Nintendo Brings Official Pokémon App to iOS with a Side of Pain to the Pocketbook

ios pokedex detailReleased to the Japanese iTunes store last month, The Pokémon Company’s official iOS version of the legendary pocket monster guide, the Pokédex, comes to North America for Apple’s mobile devices. This iOS version of the Pokédex supports Retina display for it’s cavalcade of 3D rendered critters, search functions using multiple criteria (Egg Group, Ability, type matchup, and learnable moves), and a ton of stats for planning your perfect party.

Sadly, this first official iOS release for a Nintendo affiliated company comes with a whole list of caveats. Pokédex for iOS, a $2 app, only includes the latest batch of Pokémon (#494 to #647). Other Pokémon are broken down by region and come via in-app purchase at an outrageous SIX BUCKS PER REGION. Want the original, classic Pokémon like Pikachu? Kanto region (#1 to #151) is $5.99. What about those Johto adventuring buddies like Togepi (#152 to #251)? You guessed it. ANOTHER $6. Want to complete your Pokedex? Duh. Gotta catch ‘em all, right? That will cost you a nickel short of $26!
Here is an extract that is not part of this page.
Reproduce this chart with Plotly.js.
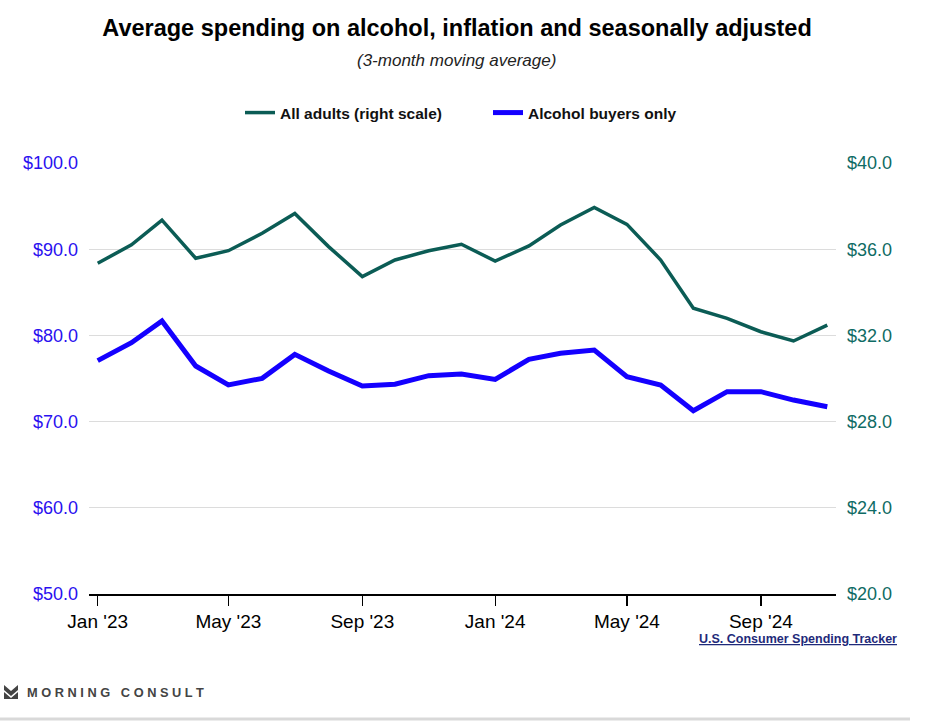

Even moving past the price tag, Pokédex for iOS can’t help but be a disappointment for those expecting a real-life version of the the legendary encyclopedia prominently featured in so many games, television shows, and movies. This app eschews the traditional bright colors and personality for a bog-standard presentation that only the most generic of app construction kits could produce.

Finally, a quick warning of the system requirements is in order. This seemingly simple encyclopedia of childhood delights states that your Apple device needs to support and be updated to iOS 6.0 (or later).

Nintendo has finally brought one of their biggest IPs to a platform other than their own. It should be a joyous time for both the young and young-at-heart. Unfortunately a bland presentation and outrageous pricing scheme makes us wish they hadn’t bothered.